Games and Metagames
Summary
This post introduces the conceptual framework of nested games and metagames as a fundamental lens for understanding decision-making and agency. Axios argues that games are not recreational artifacts but describe any system with goals, choices, constraints, and feedback—making life, institutions, culture, and evolution all game-like structures. The key insight is that every game sits inside a larger metagame that sets context and shapes what “winning” means at lower levels. The piece emphasizes how metagames mislead us when we misidentify which game we’re actually playing (optimizing for truth when rewarded for loyalty, etc.). While acknowledging that games nest within games extensively, the post hints that the ladder doesn’t go up forever but eventually reaches fundamental constraints.
Key Concepts
- Game structure – Any system with goals, choices, constraints, and feedback; not figurative but architectural description of decision-making.
- Nested hierarchy – Every game sits inside a larger game (individual→family→community→nation→global; company→market→regulatory→political→cultural→evolutionary).
- Metagame – The game above the one you’re examining, with distinct goals/strategies/rules that shape lower-level incentives when they propagate downward.
- Incentive propagation – Metagames only shape lower games when their rewards/penalties flow downward and alter strategic calculations.

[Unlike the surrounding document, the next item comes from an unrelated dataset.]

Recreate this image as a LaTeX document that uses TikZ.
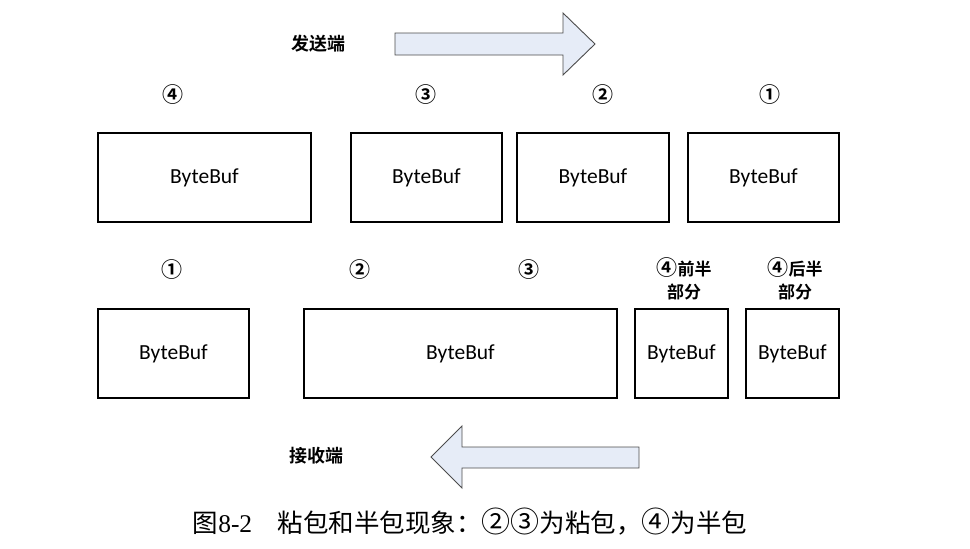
\documentclass[tikz,border=0pt]{standalone}
\usepackage{fontspec}
\setmainfont{Carlito}
\newfontfamily\cjkb{Noto Sans CJK SC Bold}
\newfontfamily\cjk{Noto Sans CJK SC}
\newfontfamily\serifnum{Liberation Serif}
\definecolor{arrowfill}{RGB}{230,236,247}
\newcommand{\cnum}[1]{{\cjkb\fontsize{21}{23}\selectfont #1}}
\newcommand{\capnum}[1]{{\cjk\fontsize{29}{30}\selectfont #1}}
\begin{document}
\begin{tikzpicture}[x=1pt,y=-1pt,
  buf/.style={draw=black,line width=1.4pt,inner sep=0pt,font=\fontsize{21.5}{24}\selectfont},
  lbl/.style={font=\cjkb\fontsize{17}{23}\selectfont,align=center,inner sep=0pt},
  side/.style={font=\cjkb\fontsize{18}{22}\selectfont,inner sep=0pt},
  bigarrow/.style={draw=black!70,fill=arrowfill,line width=0.9pt,line join=miter}]
\useasboundingbox (0,0) rectangle (970,549);
% top row
\node[buf,minimum width=213pt,minimum height=89pt] (t4) at (204.5,177.5) {ByteBuf};
\node[buf,minimum width=151pt,minimum height=89pt] (t3) at (426.5,177.5) {ByteBuf};
\node[buf,minimum width=152pt,minimum height=89pt] (t2) at (593,177.5) {ByteBuf};
\node[buf,minimum width=151pt,minimum height=89pt] (t1) at (763.5,177.5) {ByteBuf};
\node[lbl] (l4) at (173,95) {\cnum{④}};
\node[lbl] (l3) at (426,95) {\cnum{③}};
\node[lbl] (l2) at (603,95) {\cnum{②}};
\node[lbl] (l1) at (770,95) {\cnum{①}};
% bottom row
\node[buf,minimum width=151pt,minimum height=89pt] (b1) at (173.5,353.5) {ByteBuf};
\node[buf,minimum width=313pt,minimum height=89pt] (b23) at (460.5,353.5) {ByteBuf};
\node[buf,minimum width=93pt,minimum height=89pt] (b4a) at (681.5,353.5) {ByteBuf};
\node[buf,minimum width=93pt,minimum height=89pt] (b4b) at (792.5,353.5) {ByteBuf};
\node[lbl] (m1) at (172,270) {\cnum{①}};
\node[lbl] (m2) at (360,270) {\cnum{②}};
\node[lbl] (m3) at (529,270) {\cnum{③}};
\node[lbl] (m4a) at (684,279) {\cnum{④}前半\\部分};
\node[lbl] (m4b) at (795,279) {\cnum{④}后半\\部分};
% side labels
\node[side] (send) at (318,44) {发送端};
\node[side] (recv) at (316,456) {接收端};
% arrows
\draw[bigarrow] (395,33) -- (563,33) -- (563,13) -- (595,44) -- (563,75) -- (563,55) -- (395,55) -- cycle;
\draw[bigarrow] (639,447) -- (462,447) -- (462,426) -- (431,457) -- (462,488) -- (462,468) -- (639,468) -- cycle;
% caption
\node[font=\cjk\fontsize{25.5}{30}\selectfont,inner sep=0pt] (cap) at (470,522)
  {图{\serifnum 8-2}\hspace{1em}粘包和半包现象：\capnum{②③}为粘包，\capnum{④}为半包};
\end{tikzpicture}
\end{document}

- Game misidentification – The pattern where people optimize for local goals (truth, virtue, originality) while metagame rewards orthogonal outcomes (loyalty, coalition, conformity).
Evolution Notes
- Sets up conceptual scaffolding that later posts will use to analyze specific domains (incentives, agency, values).
- The “ladder doesn’t go up forever” hint foreshadows “The Ultimate Metagame” (likely post 87).
- Represents Axios’s strategic thinking framework, applicable across multiple domains.
- The game-theoretic lens connects to earlier agency work but shifts focus from individual control to nested strategic contexts.
Tags
Cross-References
Open Questions
- At what level does the game hierarchy actually terminate? What are the “fundamental constraints”?
- Can metagame analysis itself become a trap—seeing games where simpler explanations suffice?
- How do agents navigate conflicts between different levels of the game hierarchy?
- Does game framing adequately capture non-strategic dimensions of human activity (aesthetics, relationships, meaning)?